SE student talks about his life in private military

By Karen Gavis/se news editor

Four times. That is all he has been shot.

But he has been cut and stabbed so often he cannot recall the exact number of times. Now, the SE philosophy student says he plays golf and the hand he has dealt himself the best he can.

Marc Sellers was a hired gun. Trained at a special military camp in Spain, he worked 16 years for a private military organization. He was a long-range sniper involved in hostage rescue missions.

“I went in, and I saved lives,” he said. “Somebody has got to fight the bad guys.”

Sellers said the job required a team of specialists. He did not work alone, and every mission was different.

“We were a superior fighting force,” he said.

Sellers said he only did things he thought were right and followed a moral code of ethics.

“You could get paid a lot more if you are willing to throw away your ethics,” he said.

Sellers said he was paid a percentage of the demanded ransom per project. He would go in via horseback, helicopter, parachute or foot. If he was able to make it back across the border, help was available. If not, he was on his own.

He went where the military could not go, he said. That way, if he got caught, it wasn’t the United States that was involved, he said. It was just some crazy American.

“You wound everyone involved, kill as many as you can and leave three or four to interrogate,” he said.

Sometimes, he discovered more hostages being held.

“You can’t take one and leave the others,” he said. “That would be unethical.”

The job paid very well, but Sellers said it is not a job he would accept again because he no longer feels he has the authority to decide whether someone lives or dies unless it is in direct defense of someone’s life.

“I’ve made enough money,” he said. “I don’t have to do it anymore.”

Sellers is not ashamed or regretful of the past. But it is not something he wishes to repeat. He said it was fun while he was doing it. However, he did not enjoy the aftermath.

“You pull the trigger, the guy falls down and he is no longer a person,” he said. “Dealing with it afterward is not an easy thing. There’s a lot of guilt in it.”

Sellers said a target never knows what is coming and is dead before the sound of the shot is heard.

“There is no bravery in taking a sniper shot,” he said. “There is no heroism in being a sniper. It is a job.”

Sellers said he tries to be a nice guy, but a few years ago, he was pretty messed up. He reached a point he could not cope mentally. And alcohol helped.

“It was my way of dealing with it,” he said.

As a result, he is now in a 12-step recovery program. He also spent three months in Tibet, where he learned how to meditate and look at things differently. This enables him to cope without the use of alcohol, he said.
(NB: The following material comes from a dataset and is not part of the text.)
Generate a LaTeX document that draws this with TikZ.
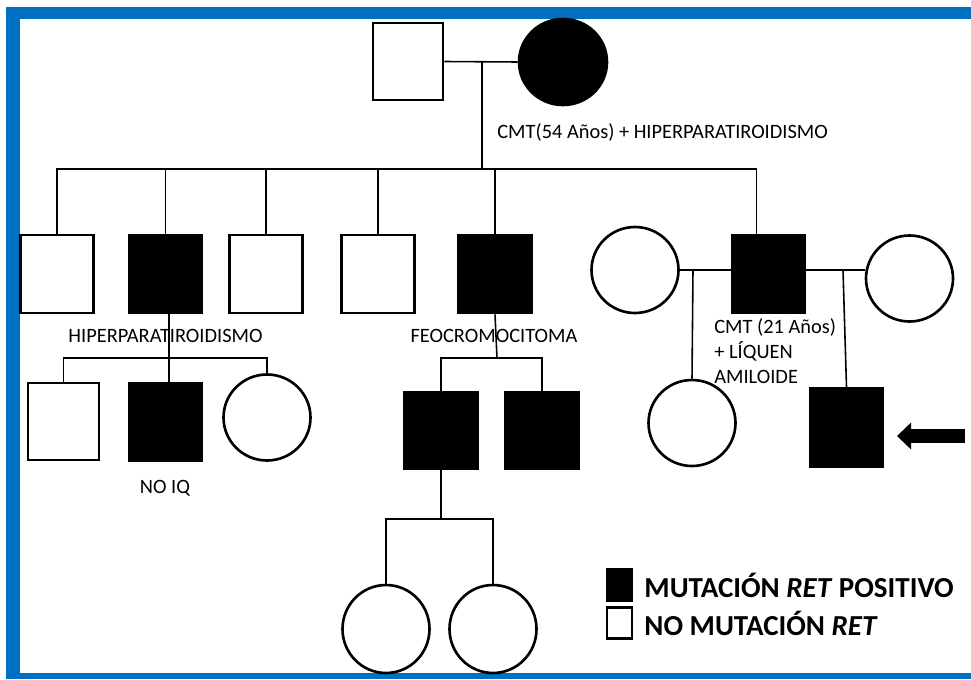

At times, it is not easy. In a restaurant, Sellers does not sit with his back to the door. He has a fund set aside in case someone comes after him and he has to leave.

“As far as I know, there’s no one left alive that has a grudge against me,” he said.

Sellers said the war on terrorism will not be won with an army but with small fighting forces and intelligence. To beat the enemy, one has to think like the enemy. Sellers is not sure winning the war on terrorism is worth giving up American principles.

“If they kill a doctor, you blow up a hospital,” he said. “But in doing so, you give up the very soul of who you are to begin with.”

Sellers made it clear he is not a veteran.

They are the true heroes, he said.

“Those guys get paid crap,” he said. “It is pathetic the way the government treats those guys.”

Army major and South Campus psychology professor Charles Overstreet said those working for private military organizations get paid a huge amount of money for doing a similar job.

However, they do not have the same benefits and support as the U.S. military.

“They do not have the Veterans Administration,” he said. “We can retire medically. They can’t.”

Besides playing golf, Sellers currently studies electrical engineering, physics and philosophy on SE Campus, where he clicks with his philosophy instructor Marc Austin.

“After class, we’ll talk for an hour or so,” he said.

Austin said Sellers is a fun and competent student with an interesting past who knows an amazing number of facts and has a sponge of a brain. Austin said Sellers does not just listen but thinks things through.

“You can tell that he is a very intelligent man,” he said.

The two will talk about guns with Austin being more like a novice and Sellers the expert.

Austin said students do not usually talk to their instructors about guns and bullets.

“I have never felt intimidated or threatened by him at all,” he said.

SE student Matt Lundy said he shared an English class with Sellers. The two were rebuilding their lives during that time with Sellers recovering from a stroke brought on by alcoholism and Lundy recovering from a car crash because of a drunken driver.

“We were both trying to push our lives to the limit,” he said. “We are friends.”

For Sellers, the hardest part of his old job was not being able to talk about it.

He would go on a mission, then come back and have to act like he had been in Kansas or somewhere.

He said shooting people became old hat and was not a big deal anymore.

Even though he’s trying to readjust to life as a civilian, the normal life he desired at times seems too normal.

“It gets to the point you can’t turn it [the job] off,” he said. “In some ways, you start to miss it. You miss the adrenaline rush.”